_What is asked_:
In the listing below, locate the line with "Write the D3.js code for this chart." and the line with "const pieLabelNudge = [[34, -24], [77, 67], [-6, 3], [-34, -9]]", then output both and everything between them exactly, minus any pictures.

_Material for this task_:
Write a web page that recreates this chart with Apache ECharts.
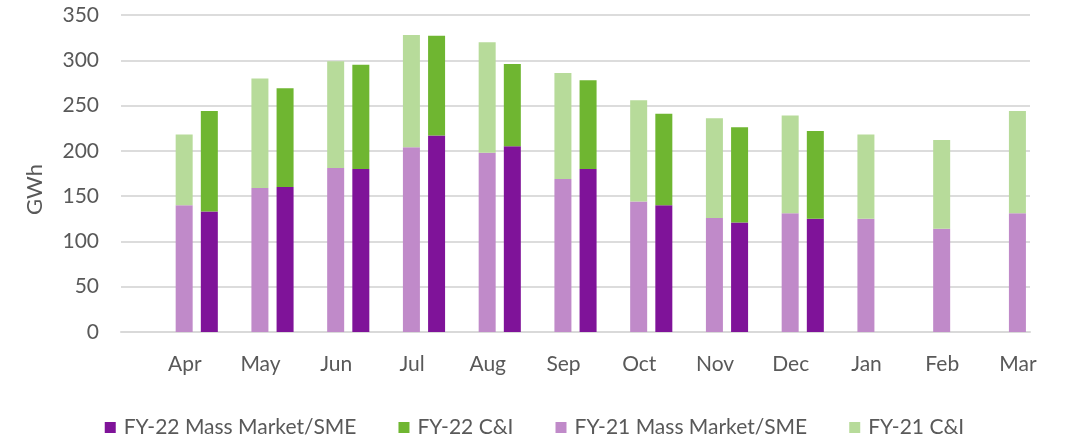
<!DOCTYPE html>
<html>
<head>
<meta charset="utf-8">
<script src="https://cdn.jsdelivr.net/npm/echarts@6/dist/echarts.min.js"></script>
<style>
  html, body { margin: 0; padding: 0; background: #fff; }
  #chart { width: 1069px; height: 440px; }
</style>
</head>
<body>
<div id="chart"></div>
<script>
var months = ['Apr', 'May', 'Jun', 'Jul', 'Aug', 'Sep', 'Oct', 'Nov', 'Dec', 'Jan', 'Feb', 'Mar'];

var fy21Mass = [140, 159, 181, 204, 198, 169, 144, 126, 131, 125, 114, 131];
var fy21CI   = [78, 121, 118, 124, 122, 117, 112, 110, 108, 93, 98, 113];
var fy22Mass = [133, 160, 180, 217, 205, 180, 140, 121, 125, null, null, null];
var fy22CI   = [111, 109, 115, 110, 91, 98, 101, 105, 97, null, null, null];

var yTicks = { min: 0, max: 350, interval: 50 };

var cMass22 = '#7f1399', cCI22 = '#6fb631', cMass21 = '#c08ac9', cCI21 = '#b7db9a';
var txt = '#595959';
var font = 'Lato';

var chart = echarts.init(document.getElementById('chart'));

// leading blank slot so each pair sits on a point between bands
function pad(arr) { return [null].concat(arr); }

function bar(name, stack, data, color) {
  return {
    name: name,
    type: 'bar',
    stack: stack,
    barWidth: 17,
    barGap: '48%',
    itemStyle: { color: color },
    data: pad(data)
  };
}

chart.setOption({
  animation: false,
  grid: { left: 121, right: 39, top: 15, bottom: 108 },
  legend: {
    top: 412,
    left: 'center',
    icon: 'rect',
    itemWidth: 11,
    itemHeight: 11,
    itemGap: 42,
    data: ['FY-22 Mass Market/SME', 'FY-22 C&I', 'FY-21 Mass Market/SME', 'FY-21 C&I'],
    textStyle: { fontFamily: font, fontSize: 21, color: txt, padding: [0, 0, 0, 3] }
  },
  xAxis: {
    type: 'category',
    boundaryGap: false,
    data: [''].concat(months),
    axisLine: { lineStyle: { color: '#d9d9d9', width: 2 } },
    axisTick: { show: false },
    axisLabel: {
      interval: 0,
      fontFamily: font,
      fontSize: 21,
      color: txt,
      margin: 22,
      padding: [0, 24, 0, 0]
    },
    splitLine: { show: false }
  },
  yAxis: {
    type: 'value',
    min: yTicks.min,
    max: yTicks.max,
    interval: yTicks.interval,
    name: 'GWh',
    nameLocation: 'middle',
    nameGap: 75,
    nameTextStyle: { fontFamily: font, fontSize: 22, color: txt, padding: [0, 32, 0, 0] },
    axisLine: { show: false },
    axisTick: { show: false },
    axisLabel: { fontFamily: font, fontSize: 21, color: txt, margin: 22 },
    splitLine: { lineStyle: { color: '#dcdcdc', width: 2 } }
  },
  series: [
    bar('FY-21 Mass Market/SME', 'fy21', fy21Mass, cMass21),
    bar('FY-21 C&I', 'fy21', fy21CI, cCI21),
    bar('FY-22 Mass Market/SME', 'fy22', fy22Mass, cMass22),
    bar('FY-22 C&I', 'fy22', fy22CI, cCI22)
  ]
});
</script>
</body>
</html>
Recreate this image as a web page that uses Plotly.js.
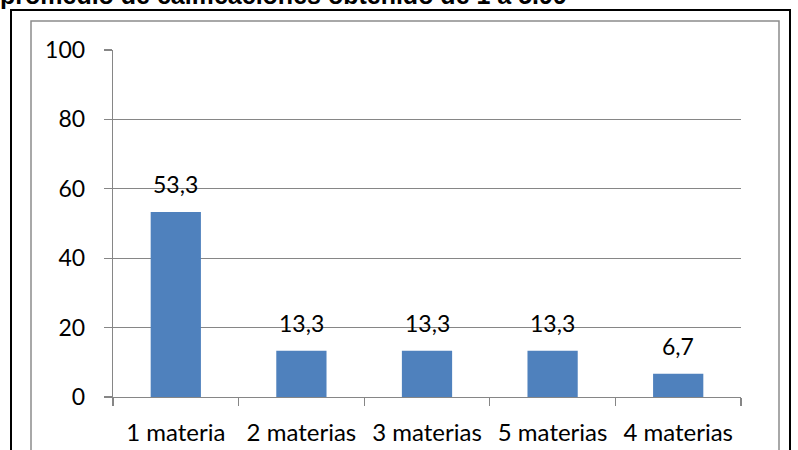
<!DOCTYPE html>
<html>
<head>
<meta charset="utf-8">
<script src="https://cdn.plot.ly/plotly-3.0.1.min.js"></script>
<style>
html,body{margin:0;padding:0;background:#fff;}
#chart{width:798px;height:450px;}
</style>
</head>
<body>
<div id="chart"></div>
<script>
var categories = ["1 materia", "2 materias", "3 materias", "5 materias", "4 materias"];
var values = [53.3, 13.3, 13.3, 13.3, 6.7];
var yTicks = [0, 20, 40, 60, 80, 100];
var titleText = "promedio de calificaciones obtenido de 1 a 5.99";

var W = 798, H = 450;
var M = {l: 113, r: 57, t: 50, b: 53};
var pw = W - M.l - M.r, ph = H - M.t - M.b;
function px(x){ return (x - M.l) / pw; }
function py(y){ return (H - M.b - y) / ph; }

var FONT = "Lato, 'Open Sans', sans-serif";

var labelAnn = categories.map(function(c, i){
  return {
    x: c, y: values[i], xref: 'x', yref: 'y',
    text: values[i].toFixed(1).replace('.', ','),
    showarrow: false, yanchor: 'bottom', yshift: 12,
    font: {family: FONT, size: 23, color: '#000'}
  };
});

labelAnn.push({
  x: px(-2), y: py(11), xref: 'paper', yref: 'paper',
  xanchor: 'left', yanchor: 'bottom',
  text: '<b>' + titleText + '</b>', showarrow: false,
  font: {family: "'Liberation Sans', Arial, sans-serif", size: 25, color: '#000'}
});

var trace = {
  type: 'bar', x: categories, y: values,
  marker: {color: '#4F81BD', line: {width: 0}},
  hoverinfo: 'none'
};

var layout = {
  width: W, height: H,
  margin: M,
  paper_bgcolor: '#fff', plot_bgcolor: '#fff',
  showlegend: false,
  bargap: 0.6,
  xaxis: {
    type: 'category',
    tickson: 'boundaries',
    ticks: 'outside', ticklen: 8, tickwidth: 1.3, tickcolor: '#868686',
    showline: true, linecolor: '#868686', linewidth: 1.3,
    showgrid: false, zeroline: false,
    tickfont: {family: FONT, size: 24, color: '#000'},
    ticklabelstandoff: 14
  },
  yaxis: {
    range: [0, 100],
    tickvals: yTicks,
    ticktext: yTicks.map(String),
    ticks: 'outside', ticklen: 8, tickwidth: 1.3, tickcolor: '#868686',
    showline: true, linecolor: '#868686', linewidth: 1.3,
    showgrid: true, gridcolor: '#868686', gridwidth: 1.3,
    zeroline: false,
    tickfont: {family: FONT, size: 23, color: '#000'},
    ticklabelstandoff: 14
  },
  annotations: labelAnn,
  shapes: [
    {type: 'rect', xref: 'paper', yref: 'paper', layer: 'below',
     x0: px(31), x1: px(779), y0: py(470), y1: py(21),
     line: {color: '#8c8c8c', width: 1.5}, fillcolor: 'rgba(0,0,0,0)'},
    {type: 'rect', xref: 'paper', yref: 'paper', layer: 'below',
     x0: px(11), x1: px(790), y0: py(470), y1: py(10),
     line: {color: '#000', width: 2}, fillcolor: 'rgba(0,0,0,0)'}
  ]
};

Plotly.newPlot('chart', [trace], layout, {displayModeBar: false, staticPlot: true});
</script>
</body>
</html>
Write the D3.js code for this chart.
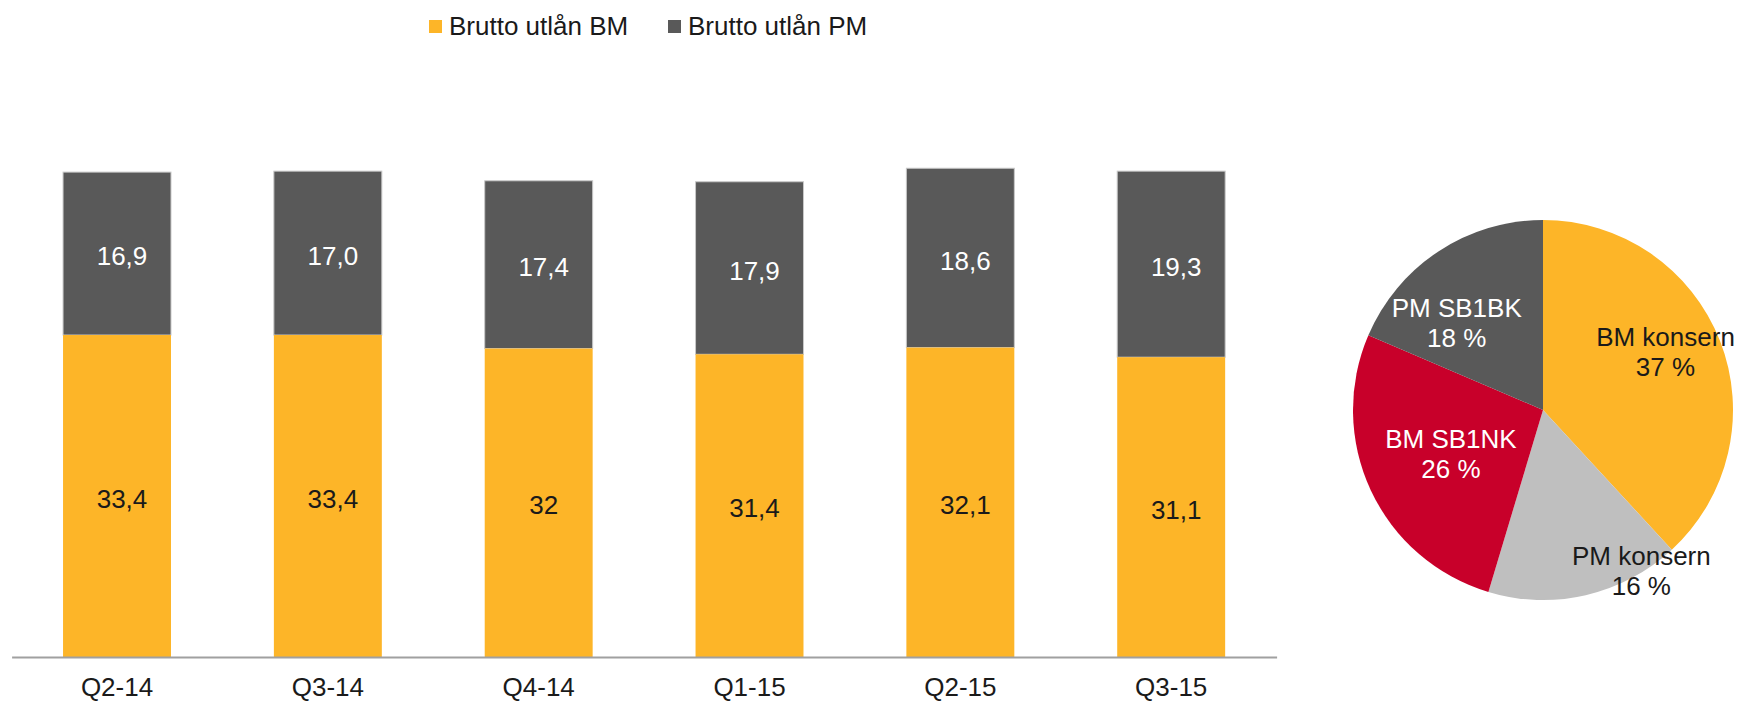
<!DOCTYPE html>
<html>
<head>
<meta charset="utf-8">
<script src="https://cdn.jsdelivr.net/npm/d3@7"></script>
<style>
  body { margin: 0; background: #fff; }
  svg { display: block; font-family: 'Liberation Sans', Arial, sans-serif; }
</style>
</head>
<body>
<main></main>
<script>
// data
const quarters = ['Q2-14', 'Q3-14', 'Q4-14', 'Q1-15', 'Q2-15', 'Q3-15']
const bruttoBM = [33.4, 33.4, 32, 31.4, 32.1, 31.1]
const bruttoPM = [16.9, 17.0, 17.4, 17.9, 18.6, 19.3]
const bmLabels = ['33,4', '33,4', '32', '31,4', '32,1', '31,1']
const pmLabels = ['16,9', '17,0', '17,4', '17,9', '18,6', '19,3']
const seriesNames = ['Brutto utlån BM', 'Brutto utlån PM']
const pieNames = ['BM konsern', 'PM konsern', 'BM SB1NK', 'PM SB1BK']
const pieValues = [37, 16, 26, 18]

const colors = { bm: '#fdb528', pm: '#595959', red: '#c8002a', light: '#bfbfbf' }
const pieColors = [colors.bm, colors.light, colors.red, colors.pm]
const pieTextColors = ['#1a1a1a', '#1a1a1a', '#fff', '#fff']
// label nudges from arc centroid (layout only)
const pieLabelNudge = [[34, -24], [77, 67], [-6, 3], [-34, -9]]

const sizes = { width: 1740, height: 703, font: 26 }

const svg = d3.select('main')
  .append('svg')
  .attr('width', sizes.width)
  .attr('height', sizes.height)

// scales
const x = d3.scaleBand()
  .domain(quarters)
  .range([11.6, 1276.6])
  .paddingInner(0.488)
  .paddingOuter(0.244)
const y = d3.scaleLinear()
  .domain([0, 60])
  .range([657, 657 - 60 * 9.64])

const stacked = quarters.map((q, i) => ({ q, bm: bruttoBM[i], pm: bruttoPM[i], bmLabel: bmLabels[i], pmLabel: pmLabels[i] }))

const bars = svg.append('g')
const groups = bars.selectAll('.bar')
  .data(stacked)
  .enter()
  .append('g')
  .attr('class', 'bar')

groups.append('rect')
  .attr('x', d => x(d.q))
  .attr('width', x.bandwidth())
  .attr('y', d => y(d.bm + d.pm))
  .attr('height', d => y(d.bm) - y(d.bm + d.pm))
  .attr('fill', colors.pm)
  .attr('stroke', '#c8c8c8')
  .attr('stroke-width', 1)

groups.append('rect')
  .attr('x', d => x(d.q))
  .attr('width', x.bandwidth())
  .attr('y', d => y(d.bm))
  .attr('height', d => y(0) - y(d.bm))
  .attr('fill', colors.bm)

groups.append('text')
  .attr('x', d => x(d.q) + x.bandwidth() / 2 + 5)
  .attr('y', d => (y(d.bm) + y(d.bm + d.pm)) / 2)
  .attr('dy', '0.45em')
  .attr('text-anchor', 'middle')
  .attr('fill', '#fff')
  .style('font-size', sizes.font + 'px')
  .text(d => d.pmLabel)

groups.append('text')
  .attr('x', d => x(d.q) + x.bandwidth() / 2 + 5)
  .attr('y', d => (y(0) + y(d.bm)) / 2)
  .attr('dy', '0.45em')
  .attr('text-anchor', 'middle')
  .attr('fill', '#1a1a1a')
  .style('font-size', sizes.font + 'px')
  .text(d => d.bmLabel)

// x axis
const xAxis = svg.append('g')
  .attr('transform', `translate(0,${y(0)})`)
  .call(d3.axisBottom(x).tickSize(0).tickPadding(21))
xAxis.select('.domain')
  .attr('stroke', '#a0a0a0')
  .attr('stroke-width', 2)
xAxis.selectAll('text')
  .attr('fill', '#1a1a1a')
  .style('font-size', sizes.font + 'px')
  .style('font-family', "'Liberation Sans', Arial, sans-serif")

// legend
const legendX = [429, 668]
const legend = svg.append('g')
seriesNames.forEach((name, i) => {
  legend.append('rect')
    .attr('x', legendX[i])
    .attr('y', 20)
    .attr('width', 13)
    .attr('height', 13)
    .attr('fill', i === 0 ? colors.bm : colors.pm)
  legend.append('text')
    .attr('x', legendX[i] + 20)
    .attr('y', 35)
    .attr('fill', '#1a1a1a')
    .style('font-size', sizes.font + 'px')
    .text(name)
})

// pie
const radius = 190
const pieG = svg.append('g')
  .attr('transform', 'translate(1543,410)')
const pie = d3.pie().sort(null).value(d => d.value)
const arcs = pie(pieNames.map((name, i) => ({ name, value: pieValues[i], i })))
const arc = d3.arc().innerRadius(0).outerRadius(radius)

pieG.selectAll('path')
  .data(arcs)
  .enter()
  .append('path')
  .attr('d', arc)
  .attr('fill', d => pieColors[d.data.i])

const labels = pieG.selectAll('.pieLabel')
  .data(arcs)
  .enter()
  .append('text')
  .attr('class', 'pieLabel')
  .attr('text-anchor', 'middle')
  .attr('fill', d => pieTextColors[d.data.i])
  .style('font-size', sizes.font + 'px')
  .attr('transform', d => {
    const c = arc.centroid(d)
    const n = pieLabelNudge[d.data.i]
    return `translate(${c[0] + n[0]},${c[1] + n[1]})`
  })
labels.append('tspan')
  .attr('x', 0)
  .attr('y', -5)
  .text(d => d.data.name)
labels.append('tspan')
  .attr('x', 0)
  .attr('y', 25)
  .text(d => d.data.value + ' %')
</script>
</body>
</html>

_Full output_:
Write the D3.js code for this chart.
<!DOCTYPE html>
<html>
<head>
<meta charset="utf-8">
<script src="https://cdn.jsdelivr.net/npm/d3@7"></script>
<style>
  body { margin: 0; background: #fff; }
  svg { display: block; font-family: 'Liberation Sans', Arial, sans-serif; }
</style>
</head>
<body>
<main></main>
<script>
// data
const quarters = ['Q2-14', 'Q3-14', 'Q4-14', 'Q1-15', 'Q2-15', 'Q3-15']
const bruttoBM = [33.4, 33.4, 32, 31.4, 32.1, 31.1]
const bruttoPM = [16.9, 17.0, 17.4, 17.9, 18.6, 19.3]
const bmLabels = ['33,4', '33,4', '32', '31,4', '32,1', '31,1']
const pmLabels = ['16,9', '17,0', '17,4', '17,9', '18,6', '19,3']
const seriesNames = ['Brutto utlån BM', 'Brutto utlån PM']
const pieNames = ['BM konsern', 'PM konsern', 'BM SB1NK', 'PM SB1BK']
const pieValues = [37, 16, 26, 18]

const colors = { bm: '#fdb528', pm: '#595959', red: '#c8002a', light: '#bfbfbf' }
const pieColors = [colors.bm, colors.light, colors.red, colors.pm]
const pieTextColors = ['#1a1a1a', '#1a1a1a', '#fff', '#fff']
// label nudges from arc centroid (layout only)
const pieLabelNudge = [[34, -24], [77, 67], [-6, 3], [-34, -9]]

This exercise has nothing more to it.